(Items listed in a dataset)
□ □ □ □ □ □ □

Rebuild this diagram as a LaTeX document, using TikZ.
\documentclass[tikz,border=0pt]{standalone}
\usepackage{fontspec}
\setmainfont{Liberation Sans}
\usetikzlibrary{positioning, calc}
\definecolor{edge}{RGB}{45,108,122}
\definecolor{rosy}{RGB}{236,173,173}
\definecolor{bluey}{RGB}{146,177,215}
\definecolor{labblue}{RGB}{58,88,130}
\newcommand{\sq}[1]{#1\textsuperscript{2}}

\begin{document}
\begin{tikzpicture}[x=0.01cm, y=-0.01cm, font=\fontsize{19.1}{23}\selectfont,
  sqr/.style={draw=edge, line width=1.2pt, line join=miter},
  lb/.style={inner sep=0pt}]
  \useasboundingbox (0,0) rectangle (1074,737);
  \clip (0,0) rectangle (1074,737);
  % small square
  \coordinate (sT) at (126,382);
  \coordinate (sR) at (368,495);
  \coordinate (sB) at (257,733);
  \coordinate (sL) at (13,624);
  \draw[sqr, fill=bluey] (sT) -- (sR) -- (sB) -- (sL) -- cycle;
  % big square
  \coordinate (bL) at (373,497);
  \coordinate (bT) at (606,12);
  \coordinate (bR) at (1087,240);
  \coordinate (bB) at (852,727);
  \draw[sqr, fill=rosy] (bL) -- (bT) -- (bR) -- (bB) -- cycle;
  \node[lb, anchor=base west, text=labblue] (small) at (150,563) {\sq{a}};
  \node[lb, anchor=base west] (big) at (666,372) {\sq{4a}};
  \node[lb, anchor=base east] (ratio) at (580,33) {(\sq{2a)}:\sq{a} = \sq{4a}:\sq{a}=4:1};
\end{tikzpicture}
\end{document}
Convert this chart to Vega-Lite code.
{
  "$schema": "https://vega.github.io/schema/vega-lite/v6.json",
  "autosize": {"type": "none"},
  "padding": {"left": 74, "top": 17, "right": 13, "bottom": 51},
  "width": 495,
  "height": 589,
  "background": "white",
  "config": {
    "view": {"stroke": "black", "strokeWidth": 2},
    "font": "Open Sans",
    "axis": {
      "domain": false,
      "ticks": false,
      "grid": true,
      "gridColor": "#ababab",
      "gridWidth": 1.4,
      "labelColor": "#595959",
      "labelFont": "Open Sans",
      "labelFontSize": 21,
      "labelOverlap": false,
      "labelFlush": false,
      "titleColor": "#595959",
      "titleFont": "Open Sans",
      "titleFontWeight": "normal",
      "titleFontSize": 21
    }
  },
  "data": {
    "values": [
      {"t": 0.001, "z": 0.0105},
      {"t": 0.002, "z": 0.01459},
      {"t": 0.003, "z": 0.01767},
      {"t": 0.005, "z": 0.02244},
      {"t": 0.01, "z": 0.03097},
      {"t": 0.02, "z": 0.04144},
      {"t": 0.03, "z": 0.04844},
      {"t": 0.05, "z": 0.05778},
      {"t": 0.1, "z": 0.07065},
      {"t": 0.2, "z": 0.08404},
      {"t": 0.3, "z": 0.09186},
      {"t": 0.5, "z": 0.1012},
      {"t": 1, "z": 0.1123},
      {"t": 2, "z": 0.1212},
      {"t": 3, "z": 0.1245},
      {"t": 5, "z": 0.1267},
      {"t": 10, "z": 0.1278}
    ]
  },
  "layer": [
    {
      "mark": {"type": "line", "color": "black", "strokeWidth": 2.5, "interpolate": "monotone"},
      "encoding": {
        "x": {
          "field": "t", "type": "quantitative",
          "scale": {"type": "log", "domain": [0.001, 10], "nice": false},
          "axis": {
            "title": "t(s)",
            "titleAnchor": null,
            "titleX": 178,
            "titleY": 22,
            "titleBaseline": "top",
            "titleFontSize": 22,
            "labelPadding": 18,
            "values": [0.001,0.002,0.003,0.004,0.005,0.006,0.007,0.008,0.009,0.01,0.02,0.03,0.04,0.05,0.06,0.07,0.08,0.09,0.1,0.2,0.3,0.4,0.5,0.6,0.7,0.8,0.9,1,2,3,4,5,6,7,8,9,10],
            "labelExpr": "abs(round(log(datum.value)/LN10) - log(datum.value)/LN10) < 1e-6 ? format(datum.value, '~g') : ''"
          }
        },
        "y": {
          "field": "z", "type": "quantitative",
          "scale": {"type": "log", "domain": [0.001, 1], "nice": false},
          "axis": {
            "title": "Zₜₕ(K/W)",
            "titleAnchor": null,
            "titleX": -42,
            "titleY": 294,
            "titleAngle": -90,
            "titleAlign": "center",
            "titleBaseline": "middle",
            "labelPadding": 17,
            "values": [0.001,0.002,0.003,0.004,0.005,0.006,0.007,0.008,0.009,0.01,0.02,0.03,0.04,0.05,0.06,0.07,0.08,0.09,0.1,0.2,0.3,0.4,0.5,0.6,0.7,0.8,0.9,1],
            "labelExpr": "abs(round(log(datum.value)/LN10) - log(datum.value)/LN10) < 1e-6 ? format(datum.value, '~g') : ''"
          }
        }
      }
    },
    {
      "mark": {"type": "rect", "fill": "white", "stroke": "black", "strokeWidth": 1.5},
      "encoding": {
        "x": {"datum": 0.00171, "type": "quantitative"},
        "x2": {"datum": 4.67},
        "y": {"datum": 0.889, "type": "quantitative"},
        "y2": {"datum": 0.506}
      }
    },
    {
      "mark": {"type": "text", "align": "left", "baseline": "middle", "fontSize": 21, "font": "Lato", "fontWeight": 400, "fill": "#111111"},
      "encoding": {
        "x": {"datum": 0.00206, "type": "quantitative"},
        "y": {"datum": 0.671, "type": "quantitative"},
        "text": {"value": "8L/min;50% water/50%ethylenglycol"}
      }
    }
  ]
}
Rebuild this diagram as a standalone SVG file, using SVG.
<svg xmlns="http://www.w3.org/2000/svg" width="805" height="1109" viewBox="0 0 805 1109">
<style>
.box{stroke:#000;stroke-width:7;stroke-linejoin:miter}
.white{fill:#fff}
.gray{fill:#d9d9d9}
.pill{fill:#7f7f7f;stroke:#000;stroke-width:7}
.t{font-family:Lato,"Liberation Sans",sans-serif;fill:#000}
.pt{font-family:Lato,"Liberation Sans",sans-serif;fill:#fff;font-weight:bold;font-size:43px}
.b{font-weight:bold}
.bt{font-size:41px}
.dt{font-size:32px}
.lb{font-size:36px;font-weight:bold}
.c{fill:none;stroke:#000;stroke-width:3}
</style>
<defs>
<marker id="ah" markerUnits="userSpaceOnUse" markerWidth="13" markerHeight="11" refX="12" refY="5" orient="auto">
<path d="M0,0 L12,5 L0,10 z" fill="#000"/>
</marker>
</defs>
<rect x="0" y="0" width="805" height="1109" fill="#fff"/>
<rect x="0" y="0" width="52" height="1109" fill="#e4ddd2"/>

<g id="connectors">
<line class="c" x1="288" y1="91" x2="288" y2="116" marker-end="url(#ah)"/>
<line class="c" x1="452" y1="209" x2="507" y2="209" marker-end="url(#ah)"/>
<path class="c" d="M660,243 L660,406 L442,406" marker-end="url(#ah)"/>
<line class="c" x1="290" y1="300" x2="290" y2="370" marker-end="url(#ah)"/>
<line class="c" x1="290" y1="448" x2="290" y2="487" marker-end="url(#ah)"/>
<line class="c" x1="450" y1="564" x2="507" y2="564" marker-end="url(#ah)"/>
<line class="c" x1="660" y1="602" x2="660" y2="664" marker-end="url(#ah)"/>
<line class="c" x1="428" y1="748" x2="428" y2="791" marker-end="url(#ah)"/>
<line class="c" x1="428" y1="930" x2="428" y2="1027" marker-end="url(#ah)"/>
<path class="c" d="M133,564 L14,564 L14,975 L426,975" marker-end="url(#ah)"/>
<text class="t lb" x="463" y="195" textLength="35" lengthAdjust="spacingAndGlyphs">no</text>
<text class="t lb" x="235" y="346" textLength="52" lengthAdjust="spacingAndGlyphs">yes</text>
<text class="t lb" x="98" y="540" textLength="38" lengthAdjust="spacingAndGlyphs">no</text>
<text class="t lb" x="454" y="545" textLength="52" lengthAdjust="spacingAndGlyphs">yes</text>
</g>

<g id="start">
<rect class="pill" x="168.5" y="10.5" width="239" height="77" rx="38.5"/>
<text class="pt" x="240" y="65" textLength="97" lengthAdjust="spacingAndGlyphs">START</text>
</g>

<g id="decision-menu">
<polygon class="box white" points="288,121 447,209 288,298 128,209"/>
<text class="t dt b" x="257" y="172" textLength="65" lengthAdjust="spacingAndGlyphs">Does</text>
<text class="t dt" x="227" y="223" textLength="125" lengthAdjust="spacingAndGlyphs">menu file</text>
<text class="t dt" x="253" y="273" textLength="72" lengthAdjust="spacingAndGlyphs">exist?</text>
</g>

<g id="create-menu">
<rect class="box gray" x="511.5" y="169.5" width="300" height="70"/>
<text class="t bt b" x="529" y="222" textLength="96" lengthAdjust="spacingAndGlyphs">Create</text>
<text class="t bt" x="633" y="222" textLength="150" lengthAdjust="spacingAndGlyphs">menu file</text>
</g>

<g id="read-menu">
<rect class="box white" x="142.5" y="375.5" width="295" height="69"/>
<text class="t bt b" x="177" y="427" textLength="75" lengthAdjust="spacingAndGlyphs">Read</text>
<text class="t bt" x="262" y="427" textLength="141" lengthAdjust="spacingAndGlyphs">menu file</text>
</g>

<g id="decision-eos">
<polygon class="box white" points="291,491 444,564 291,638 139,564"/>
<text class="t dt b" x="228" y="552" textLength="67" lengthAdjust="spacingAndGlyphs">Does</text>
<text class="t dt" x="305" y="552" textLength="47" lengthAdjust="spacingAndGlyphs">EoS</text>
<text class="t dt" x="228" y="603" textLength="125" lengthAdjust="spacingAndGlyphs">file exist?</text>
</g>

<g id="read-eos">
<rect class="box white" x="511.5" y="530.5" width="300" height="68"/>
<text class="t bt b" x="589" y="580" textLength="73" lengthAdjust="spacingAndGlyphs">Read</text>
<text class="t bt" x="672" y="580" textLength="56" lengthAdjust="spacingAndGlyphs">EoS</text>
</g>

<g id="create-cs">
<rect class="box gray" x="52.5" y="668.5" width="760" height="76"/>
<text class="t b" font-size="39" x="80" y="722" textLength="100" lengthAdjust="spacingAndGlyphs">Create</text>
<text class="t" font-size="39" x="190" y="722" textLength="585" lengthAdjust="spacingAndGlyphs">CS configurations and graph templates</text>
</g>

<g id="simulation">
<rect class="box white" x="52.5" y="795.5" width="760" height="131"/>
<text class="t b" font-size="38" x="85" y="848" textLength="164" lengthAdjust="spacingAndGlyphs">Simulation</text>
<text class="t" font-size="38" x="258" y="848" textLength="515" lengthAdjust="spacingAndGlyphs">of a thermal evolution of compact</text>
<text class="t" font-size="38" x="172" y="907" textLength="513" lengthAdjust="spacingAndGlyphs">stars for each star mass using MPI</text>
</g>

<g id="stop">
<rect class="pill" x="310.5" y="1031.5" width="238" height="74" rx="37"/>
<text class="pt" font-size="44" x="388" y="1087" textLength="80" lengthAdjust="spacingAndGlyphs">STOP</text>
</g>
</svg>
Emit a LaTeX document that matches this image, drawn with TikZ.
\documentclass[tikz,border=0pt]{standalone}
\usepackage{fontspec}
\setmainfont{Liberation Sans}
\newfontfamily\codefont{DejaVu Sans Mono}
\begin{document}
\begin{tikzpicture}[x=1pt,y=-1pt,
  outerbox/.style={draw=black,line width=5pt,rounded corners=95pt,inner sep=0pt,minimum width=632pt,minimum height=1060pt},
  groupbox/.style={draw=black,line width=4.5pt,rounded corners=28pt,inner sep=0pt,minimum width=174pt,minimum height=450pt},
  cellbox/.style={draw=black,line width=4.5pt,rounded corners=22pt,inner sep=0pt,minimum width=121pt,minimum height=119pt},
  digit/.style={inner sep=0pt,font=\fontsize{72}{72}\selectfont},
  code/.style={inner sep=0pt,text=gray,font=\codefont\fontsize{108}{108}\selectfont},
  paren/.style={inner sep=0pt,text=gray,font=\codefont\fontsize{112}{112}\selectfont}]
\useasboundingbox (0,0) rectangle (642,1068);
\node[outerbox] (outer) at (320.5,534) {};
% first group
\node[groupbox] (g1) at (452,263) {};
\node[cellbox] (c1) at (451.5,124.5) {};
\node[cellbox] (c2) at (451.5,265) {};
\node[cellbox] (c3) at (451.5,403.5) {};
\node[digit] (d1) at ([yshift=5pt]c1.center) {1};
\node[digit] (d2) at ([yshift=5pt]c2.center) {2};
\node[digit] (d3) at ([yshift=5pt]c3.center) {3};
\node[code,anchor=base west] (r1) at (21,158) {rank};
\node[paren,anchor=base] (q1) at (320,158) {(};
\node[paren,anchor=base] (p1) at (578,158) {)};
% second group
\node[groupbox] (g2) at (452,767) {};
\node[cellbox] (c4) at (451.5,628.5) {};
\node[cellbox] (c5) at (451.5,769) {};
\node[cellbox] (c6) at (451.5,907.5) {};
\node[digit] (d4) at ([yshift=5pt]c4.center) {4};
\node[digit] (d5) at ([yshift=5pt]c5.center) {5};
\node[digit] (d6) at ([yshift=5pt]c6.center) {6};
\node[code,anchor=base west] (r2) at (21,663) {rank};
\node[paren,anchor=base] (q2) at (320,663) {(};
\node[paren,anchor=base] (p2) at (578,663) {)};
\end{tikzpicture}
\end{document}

□ □ □ □ □ □ □

▶ _TASK GOAL_: Search the lines for "Rebuild". Copy each line that has it.

▶ _SOLUTION FOR THIS TASK_:
Rebuild this diagram as a LaTeX document, using TikZ.
Rebuild this diagram as a standalone SVG file, using SVG.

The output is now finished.